I always vividly remembered the whirlpools/sucking maws that slurp people, the vines that grab guys and haul them upwards offscreen to some kind of grisly demise, and of course the giant hand, and one scene that always got under my skin was the scene with the guy who accidentally becomes separated from the group and finds himself surrounded by giant alligators. Although the alligators are a very mundane threat compared to everything else the good guys come up against, I always found this guy's death difficult to watch because he was so alone and terrified. The actor playing him (good old Lawrence Montaigne) did a good job of selling his fear and despair as the gators rush at him en masse, doing wonders to help make the otherwise unconvincing puppets genuinely scary to me as a kid. The only thing I don't get is where they went after killing him. There were so many of them and they were so gigantic that I'm unsure this one guy satisfied them, and yet there's no sign of them by the time Sindbad and the others arrive on the scene. Oh well.
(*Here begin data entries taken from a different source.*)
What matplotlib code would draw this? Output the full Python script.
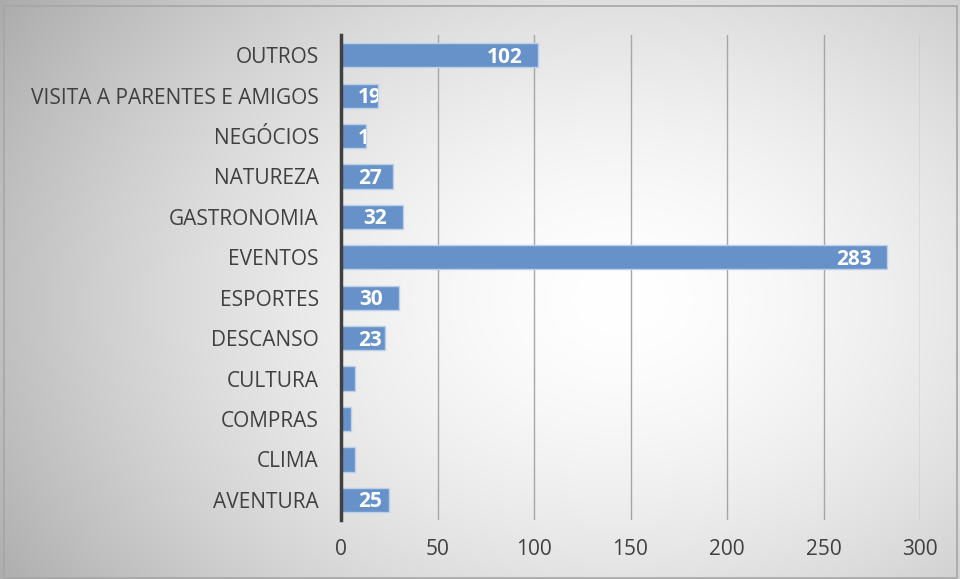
import numpy as np
import matplotlib
matplotlib.use("Agg")
import matplotlib.pyplot as plt
from matplotlib.patches import Rectangle
from matplotlib.transforms import Bbox, TransformedBbox

categories = ["AVENTURA", "CLIMA", "COMPRAS", "CULTURA", "DESCANSO", "ESPORTES",
              "EVENTOS", "GASTRONOMIA", "NATUREZA", "NEGÓCIOS",
              "VISITA A PARENTES E AMIGOS", "OUTROS"]
values = [25, 7, 5, 7, 23, 30, 283, 32, 27, 13, 19, 102]
xticks = [0, 50, 100, 150, 200, 250, 300]

plt.rcParams['font.family'] = ['Open Sans', 'DejaVu Sans']

fig = plt.figure(figsize=(9.6, 5.79), dpi=100)

# radial gradient background
bg = fig.add_axes([0, 0, 1, 1], zorder=-10)
W, H = 960, 579
yy, xx = np.mgrid[0:H, 0:W]
cx, cy = 620, 300
d = np.sqrt(((xx - cx) / 700.0) ** 2 + ((yy - cy) / 520.0) ** 2)
g = 1.0 - 0.30 * np.clip(d, 0, 1.2) ** 1.6
img = np.dstack([g, g, g])
bg.imshow(img, extent=[0, 1, 0, 1], aspect='auto', origin='upper')
bg.set_axis_off()
fig.patches.append(Rectangle((4 / W, 1 / H), 953 / W, 572 / H, transform=fig.transFigure,
                             fill=False, edgecolor='#a6a6a6', linewidth=1.2, zorder=-5))

ax = fig.add_axes([341 / W, (579 - 520) / H, 579 / W, 485 / H])
ax.patch.set_alpha(0)
y = np.arange(len(categories))
bars = ax.barh(y, values, height=0.6, color='#6792c9', edgecolor='#bcd0ea', linewidth=1.0, zorder=3)
ax.set_xlim(0, 300)
ax.set_ylim(-0.5, len(categories) - 0.5)
ax.set_xticks(xticks)
ax.set_xticklabels([str(t) for t in xticks])
ax.set_yticks(y)
ax.set_yticklabels(categories)
ax.tick_params(axis='both', length=0, labelsize=15, colors='#404040')
ax.tick_params(axis='x', pad=14)
ax.tick_params(axis='y', pad=16)
ax.grid(axis='x', color='#a6a6a6', linewidth=1.0, zorder=1)
for s in ['top', 'right', 'bottom']:
    ax.spines[s].set_visible(False)
ax.spines['left'].set_color('#404040')
ax.spines['left'].set_linewidth(2.5)
ax.spines['left'].set_zorder(5)

for b, v in zip(bars, values):
    nd = len(str(v))
    xl = max(8.8, v - 8.3 - nd * 6.0)
    yc = b.get_y() + b.get_height() / 2 - 0.05
    t = ax.text(xl, yc, str(v), ha='left', va='center',
                color='white', fontsize=15, fontweight='bold', zorder=4)
    clip = TransformedBbox(Bbox([[b.get_x(), b.get_y()], [b.get_x() + b.get_width(), b.get_y() + b.get_height()]]),
                           ax.transData)
    t.set_clip_box(clip)
    t.set_clip_on(True)

fig.savefig('out.png', dpi=100)
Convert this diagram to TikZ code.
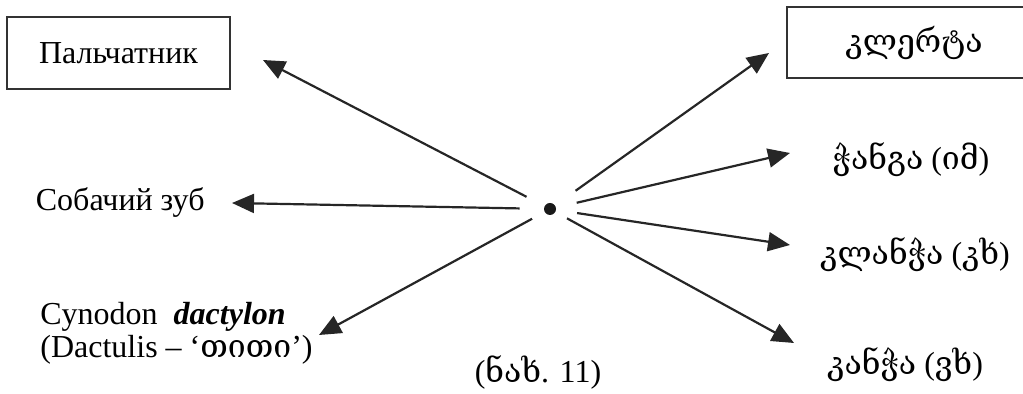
\documentclass[tikz,border=0pt]{standalone}
\usepackage{fontspec}
\setmainfont{Liberation Serif}
\newfontfamily\geo{DejaVu Serif}
\usetikzlibrary{positioning, arrows.meta}
\tikzset{
  arr/.style={-{Triangle[length=11pt,width=9.5pt]}, line width=1.1pt, draw=black!85, shorten <=10pt},
  blk/.style={draw=black!80, line width=0.9pt, inner sep=0pt},
  lab/.style={inner sep=1pt, align=left}
}

\begin{document}
\begin{tikzpicture}[x=0.5pt, y=-0.5pt, font=\fontsize{16}{16.5}\selectfont]
\useasboundingbox (0,0) rectangle (1023,394);
\node[circle, fill=black!90, inner sep=0pt, minimum size=6pt] (ctr) at (550,209) {};
% left side
\node[blk, minimum width=111.5pt, minimum height=36pt] (pal) at (118.5,53) {Пальчатник};
\node[lab, anchor=east] (zub) at (207,203) {Собачий зуб};
\node[lab, anchor=west] (cyn) at (38,333)
  {Cynodon\ \ \textbf{\textit{dactylon}}\\(Dactulis – ‘{\geo თითი}’)};
% right side (box runs off the page)
\node[blk, minimum width=127pt, minimum height=35.5pt] (klr) at (914,42.5) {{\geo კლერტა}\hspace{9pt}};
\node[lab] (chan) at (911,160) {{\geo ჭანგა} ({\geo იმ})};
\node[lab] (klan) at (915,255) {{\geo კლანჭა} ({\geo კხ})};
\node[lab] (kan) at (905,365) {{\geo კანჭა} ({\geo ვხ})};
\node[lab] (nax) at (538,372) {({\geo ნახ}. 11)};
% arrow tips
\coordinate (tpal) at (263,60);
\coordinate (tzub) at (232,203);
\coordinate (tcyn) at (319,335);
\coordinate (tklr) at (769,53);
\coordinate (tchan) at (790,153);
\coordinate (tklan) at (790,245);
\coordinate (tkan) at (794,343);
\draw[arr] (ctr) -- (tpal);
\draw[arr, shorten <=12pt] (ctr) -- (tzub);
\draw[arr, shorten <=7pt] (ctr) -- (tcyn);
\draw[arr, shorten <=12.5pt] (ctr) -- (tklr);
\draw[arr, shorten <=10.5pt] (ctr) -- (tchan);
\draw[arr, shorten <=10.5pt] (ctr) -- (tklan);
\draw[arr, shorten <=6.5pt] (ctr) -- (tkan);
\end{tikzpicture}
\end{document}
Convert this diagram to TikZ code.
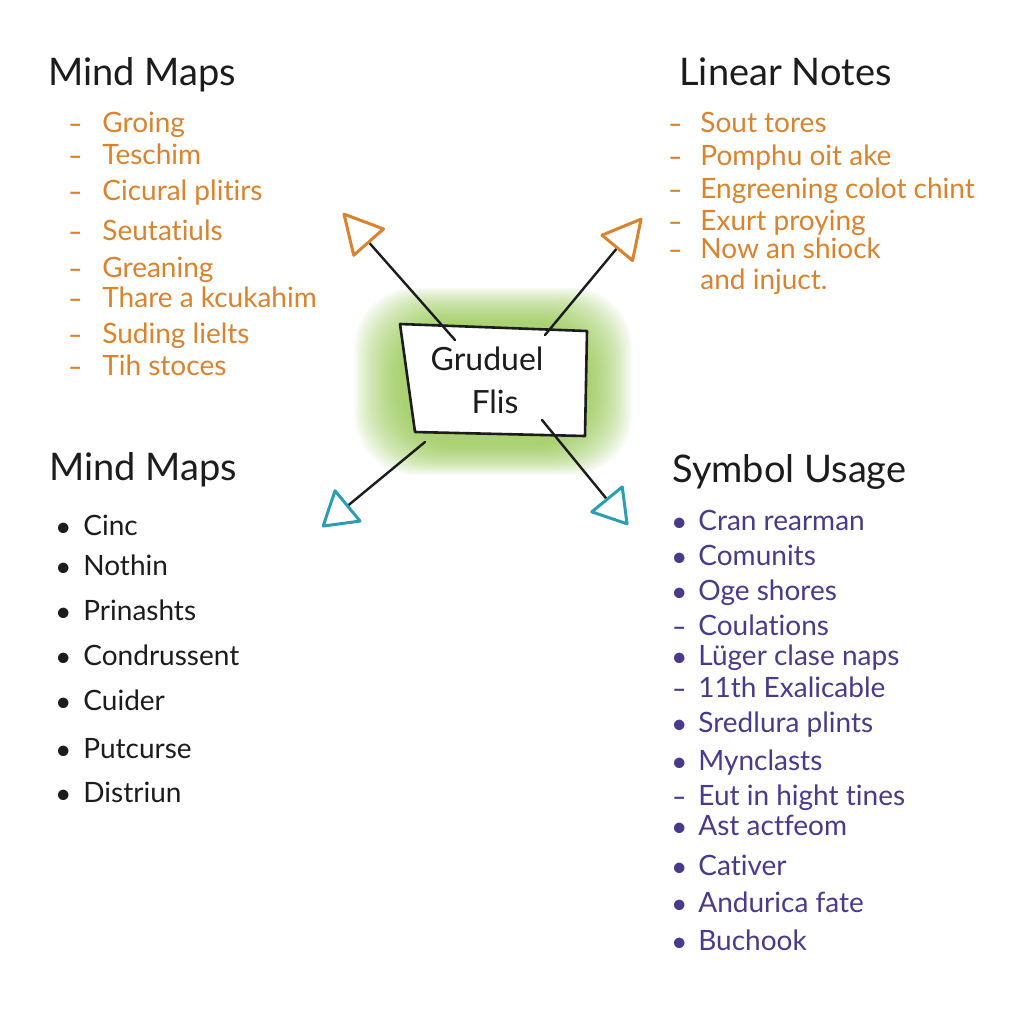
\documentclass[tikz,border=0pt]{standalone}
\usepackage{fontspec}
\setmainfont{Lato}[Ligatures={NoCommon}]
\usetikzlibrary{arrows.meta,positioning}
\definecolor{inkblack}{HTML}{1C1C1C}
\definecolor{inkorange}{HTML}{D9832E}
\definecolor{inkpurple}{HTML}{4A3A8C}
\definecolor{inkteal}{HTML}{2E9CB2}
\definecolor{glowgreen}{HTML}{8DC63F}
\tikzset{
  heading/.style={anchor=base west,inner sep=0pt,text=inkblack,font=\fontsize{19}{22}\selectfont},
  listitem/.style={anchor=base west,inner sep=0pt,font=\fontsize{14}{16}\selectfont},
  listmark/.style={anchor=base west,inner sep=0pt,font=\bfseries\fontsize{12}{14}\selectfont},
  hubtext/.style={inner sep=0pt,text=inkblack,font=\fontsize{16}{18}\selectfont},
  hubedge/.style={draw=inkblack,line width=1.3pt,line join=round,fill=white},
  outtip/.style={draw=inkblack,line width=1.2pt,line cap=round,
    -{Triangle[open,round,length=21pt,width=22pt,line width=1.5pt,color=inkorange]}},
  intip/.style={draw=inkblack,line width=1.2pt,line cap=round,
    -{Triangle[open,round,length=18pt,width=22pt,line width=1.5pt,color=inkteal]}}
}
\begin{document}
\begin{tikzpicture}[x=0.5pt,y=-0.5pt]
\useasboundingbox (0,0) rectangle (1024,1024);
\fill[white] (0,0) rectangle (1024,1024);
%\draw[help lines,step=50] (0,0) grid (1024,1024); %help grid

% top left list
\node[heading] (tlhead) at (48,85) {Mind Maps};
\foreach \y/\t [count=\i] in {132/Groing,164/Teschim,200/Cicural plitirs,240/Seutatiuls,
    277/Greaning,307/Thare a kcukahim,343/Suding lielts,375/Tih stoces}{
  \node[listmark,text=inkorange] (tlm\i) at (68,\y) {–};
  \node[listitem,text=inkorange] (tl\i) at (102,\y) {\t};
}

% top right list
\node[heading] (trhead) at (679,85) {Linear Notes};
\foreach \y/\t [count=\i] in {132/Sout tores,165/Pomphu oit ake,198/Engreening colot chint,
    230/Exurt proying,258/Now an shiock}{
  \node[listmark,text=inkorange] (trm\i) at (668,\y) {–};
  \node[listitem,text=inkorange] (tr\i) at (700,\y) {\t};
}
\node[listitem,text=inkorange] (tr6) at (700,289) {and injuct.};

% bottom left list
\node[heading] (blhead) at (49,480) {Mind Maps};
\foreach \y/\t [count=\i] in {535/Cinc,575/Nothin,620/Prinashts,665/Condrussent,
    710/Cuider,758/Putcurse,802/Distriun}{
  \node[listmark,text=inkblack] (blm\i) at (56,\y) {•};
  \node[listitem,text=inkblack] (bl\i) at (83,\y) {\t};
}

% bottom right list
\node[heading] (brhead) at (672,482) {Symbol Usage};
\foreach \y/\m/\t [count=\i] in {530/•/Cran rearman,565/•/Comunits,600/•/Oge shores,
    635/–/Coulations,665/•/Lüger clase naps,697/–/11th Exalicable,732/•/Sredlura plints,
    770/•/Mynclasts,805/–/Eut in hight tines,835/•/Ast actfeom,875/•/Cativer,
    912/•/Andurica fate,950/•/Buchook}{
  \node[listmark,text=inkpurple] (brm\i) at (672,\y) {\m};
  \node[listitem,text=inkpurple] (br\i) at (698,\y) {\t};
}

% centre
\foreach \k in {0,...,19}
  \fill[glowgreen,opacity=0.06,rounded corners=30pt]
    ({400-2.4*\k},{322-1.8*\k}) rectangle ({590+2.2*\k},{446+1.5*\k});
\draw[hubedge] (400,324) -- (587,331) -- (585,436) -- (415,432) -- cycle;
\node[hubtext] (hubtop) at (487,359) {Gruduel};
\node[hubtext] (hubbot) at (495,402) {Flis};

\coordinate (hubnw) at (455,340);
\coordinate (hubne) at (545,335);
\coordinate (hubsw) at (425,442);
\coordinate (hubse) at (542,420);
\coordinate (endnw) at (343,213);
\coordinate (endne) at (642,218);
\coordinate (endsw) at (322,527);
\coordinate (endse) at (628,525);
\draw[outtip] (hubnw) -- (endnw);
\draw[outtip] (hubne) -- (endne);
\draw[intip] (hubsw) -- (endsw);
\draw[intip] (hubse) -- (endse);
\end{tikzpicture}
\end{document}
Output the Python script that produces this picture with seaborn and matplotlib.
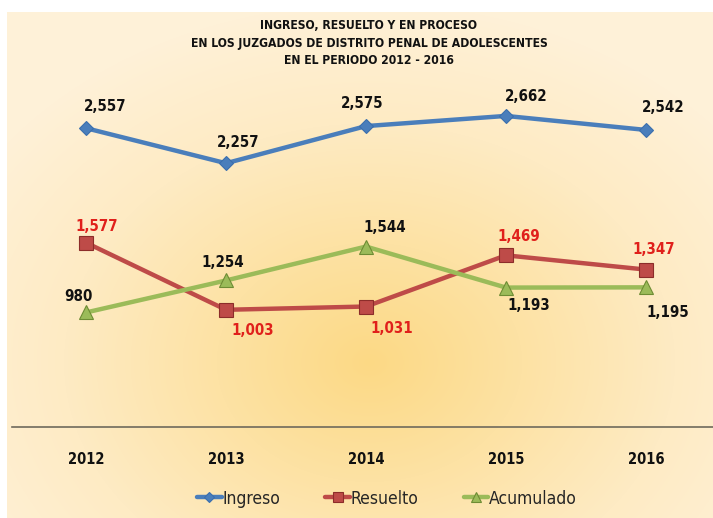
import numpy as np
import pandas as pd
import seaborn as sns
import matplotlib
matplotlib.use("Agg")
import matplotlib.pyplot as plt
from matplotlib.colors import LinearSegmentedColormap

# datos
anios = ["2012", "2013", "2014", "2015", "2016"]
ingreso = [2557, 2257, 2575, 2662, 2542]
resuelto = [1577, 1003, 1031, 1469, 1347]
acumulado = [980, 1254, 1544, 1193, 1195]

titulo = ("INGRESO, RESUELTO Y EN PROCESO\n"
          "EN LOS JUZGADOS DE DISTRITO PENAL DE ADOLESCENTES\n"
          "EN EL PERIODO 2012 - 2016")

sns.set_theme(style="white")
plt.rcParams['font.family'] = ['DejaVu Sans']
plt.rcParams['font.stretch'] = 'condensed'

fig = plt.figure(figsize=(7.13, 5.18), dpi=100)
fig.patch.set_facecolor("white")

# fondo con degradado radial
bg = fig.add_axes([7 / 713, 0, 706 / 713, 506 / 518])
bg.set_axis_off()
yy, xx = np.mgrid[0:506, 0:706]
r = np.sqrt(((xx - 362) / 460.0) ** 2 + ((yy - 350) / 360.0) ** 2)
r = np.clip(r, 0, 1)
cmap = LinearSegmentedColormap.from_list(
    "fondo", ["#FCD985", "#FDE2A4", "#FEEBC4", "#FEF1D8"])
bg.imshow(r, cmap=cmap, aspect="auto", vmin=0, vmax=1)

ax = fig.add_axes([12 / 713, 91 / 518, 701 / 713, 402 / 518])
ax.patch.set_alpha(0)

df = pd.DataFrame({"anio": anios, "Ingreso": ingreso,
                   "Resuelto": resuelto, "Acumulado": acumulado})

series = [
    ("Ingreso", "#4A7EBB", "D", "#3B6FAE", 7),
    ("Resuelto", "#BE4B48", "s", "#8C2D2A", 10),
    ("Acumulado", "#9BBB59", "^", "#6E8C34", 10),
]
for nombre, color, marker, borde, ms in series:
    sns.lineplot(data=df, x="anio", y=nombre, ax=ax, color=color,
                 linewidth=3.2, marker=marker, markersize=ms,
                 markerfacecolor=color, markeredgecolor=borde,
                 markeredgewidth=0.8, label=nombre)

# etiquetas de datos (desplazamientos en pixeles)
desp_ing = [(19, 22), (12, 21), (-4, 23), (20, 19), (17, 22)]
desp_res = [(11, 16), (27, -21), (26, -22), (13, 19), (8, 20)]
desp_acu = [(-8, 16), (-3, 18), (19, 19), (23, -18), (22, -25)]
for valores, desp, col in [(ingreso, desp_ing, "#111111"),
                           (resuelto, desp_res, "#E0201B"),
                           (acumulado, desp_acu, "#111111")]:
    for i, (v, d) in enumerate(zip(valores, desp)):
        ax.annotate(f"{v:,}", (i, v), xytext=d, textcoords="offset pixels",
                    ha="center", va="center", fontsize=10.8,
                    fontweight="bold", color=col)

ax.set_xlim(-0.529, 4.479)
ax.set_ylim(0, 3440)
ax.set_xlabel("")
ax.set_ylabel("")
ax.set_yticks([])
ax.set_xticks(range(len(anios)))
ax.set_xticklabels(anios, fontsize=10.5, fontweight="bold", color="#111111")
ax.tick_params(axis="x", length=0, pad=18)
for s in ["top", "left", "right"]:
    ax.spines[s].set_visible(False)
ax.spines["bottom"].set_color("#6F6A5C")
ax.spines["bottom"].set_linewidth(1.2)

ax.legend(loc="center", bbox_to_anchor=(375 / 701, -0.178), ncol=3,
          frameon=False, fontsize=12.5, handlelength=1.4, handletextpad=0.05,
          columnspacing=2.6, markerscale=0.7)

fig.text(369 / 713, 1 - 43 / 518, titulo, ha="center", va="center",
         fontsize=8.7, fontweight="bold", color="#111111", linespacing=1.45)

fig.savefig("out.png", dpi=100)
My point is clearly the writer(s) and designers had a blast designing the jungle perils Sindbad and co. face on their way to the tower, and even if the effects don't quite sell everything convincingly, there's a lot of creativity in this film that I quite appreciate.

On the acting side, I quite like Pedro Armendáriz as the villain, El Kerim, and it's interesting how a lot of the elements in this film cropped up in Pirates of the Caribbean of all places. Kerim dies basically the same way Barbossa does, felled by a wound he'd suffered moments earlier after Galgo throws his heart off of the tower, and the idea of the bad guy being unkillable because his disembodied heart is kept somewhere else is very similar to Davy Jones in Dead Man's Chest.


Title: Re: Captain Sindbad (1963)
Post by: BoyScoutKevin on August 11, 2015, 04:59:53 PM
Mention the word Sindbad, and I'm there, and this has always been one of my favorite versions. Seeing on a children's program from the '60's "We're Off to See the Wizard," which ran children's films.

Just now looking at the cast list, I didn't realize how many semi-famous actors were in the cast. Whose careers dated back, some of them to the '30's. Abraham Sofaer, as the wizard, Hans Schumm, whose last film appearance this would be, Bernie Hamilton, yes--that Bernie Hamilton, Heidi Bruhl, as the heroine, Henry Brandon, whose 1st credited film role was as Barnaby in Laurel and Hardy's "Babes in Toyland," when he was only 22 or 23, and, of course, Guy Williams, as the hero Sindbad.

And that is interesting about the similarities between this and "Pirates of the Caribbean." I hadn't notice, but the OP is correct. Of course, there isn't that many ideas, and as long as they have been making films, they probably ran out of original ideas along time ago.

Count me as a big fan of this "bad" movie.


Title: Re: Captain Sindbad (1963)
Post by: Flangepart on August 12, 2015, 07:56:18 AM
Nice piece of work, thisun'.
Although I'm inclined to think the villain would have reacted badly to a sword thrust even if it'd didn't kill 'em.
"You insufferable pr$&k! Don't you know how that stings?"